Keywords: Database Version Control | Git Management | PostgreSQL Dumps
Abstract: This article explores how to manage database changes using Git version control in web application development, focusing on PostgreSQL databases. Based on best practices, it analyzes the benefits and implementation of incorporating database dump files (including schema and data) into version control. By comparing direct version control of database files versus dump files, it emphasizes the readability, comparability, and branch compatibility of text-based dump files. The article provides step-by-step guidance to help developers seamlessly switch database states between branches, ensuring stability and maintainability in development environments.
Challenges and Solutions in Database Version Control
In web application development, database schema changes are often closely tied to code modifications. When developers need to create branches for major feature updates, adjusting the database schema becomes inevitable. However, directly placing database files (e.g., PostgreSQL data directories) under Git version control poses several issues. Database files are typically in binary formats, making it difficult for Git to track changes effectively, and their large sizes can lead to repository bloat. Additionally, compatibility issues between branches may cause data corruption or application crashes.
Advantages of Version Controlling Dump Files
Best practices recommend incorporating database dump files into version control instead of managing database files directly. Dump files are text-based snapshots of databases, containing schema definitions and data records. For PostgreSQL, use the pg_dump command to generate dump files: pg_dump -U username -d dbname -f dump.sql. The key advantage of this approach lies in the readability and comparability of text files. Through Git's diff functionality, developers can clearly view changes in schema or data between versions, facilitating code reviews and issue tracking.
Implementation Steps and Branch Management
To manage database versions effectively, it is advisable to separate dump files into schema dumps and data dumps. Schema dumps include only definitions such as table structures, indexes, and constraints, generated with pg_dump -s; data dumps contain actual data records. In development branches, when making backward-incompatible schema changes, implement modifications in an isolated database and synchronize them to the repository via dump files. When switching branches, restore the corresponding dump files to keep the database compatible with the code branch. For example, when switching from a stable branch to a development branch, execute psql -U username -d dbname -f dev_branch_dump.sql to update the database state.

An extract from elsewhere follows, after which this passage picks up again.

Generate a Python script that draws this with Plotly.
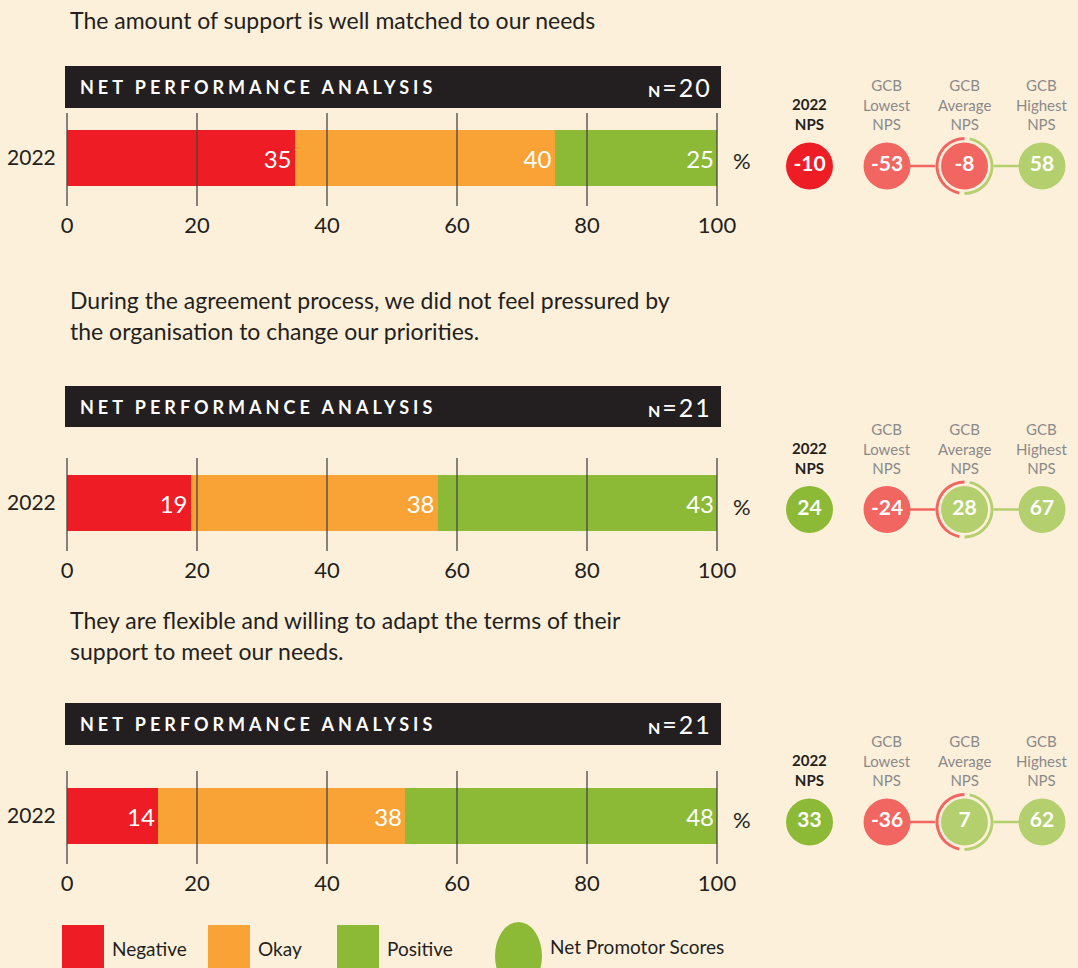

Supplementary Approaches and Considerations
While embedded databases like SQLite may seem easier to version control due to their single-file nature, professional systems like PostgreSQL offer superior performance, security, and scalability for production-level web applications. The dump file method, though requiring extra steps, ensures reliability and team collaboration efficiency in development environments. Developers should regularly back up dump files and integrate automation scripts (e.g., Git hooks) to simplify database updates during branch switches. Additionally, for test data, consider using seed data files instead of full dumps to reduce repository size.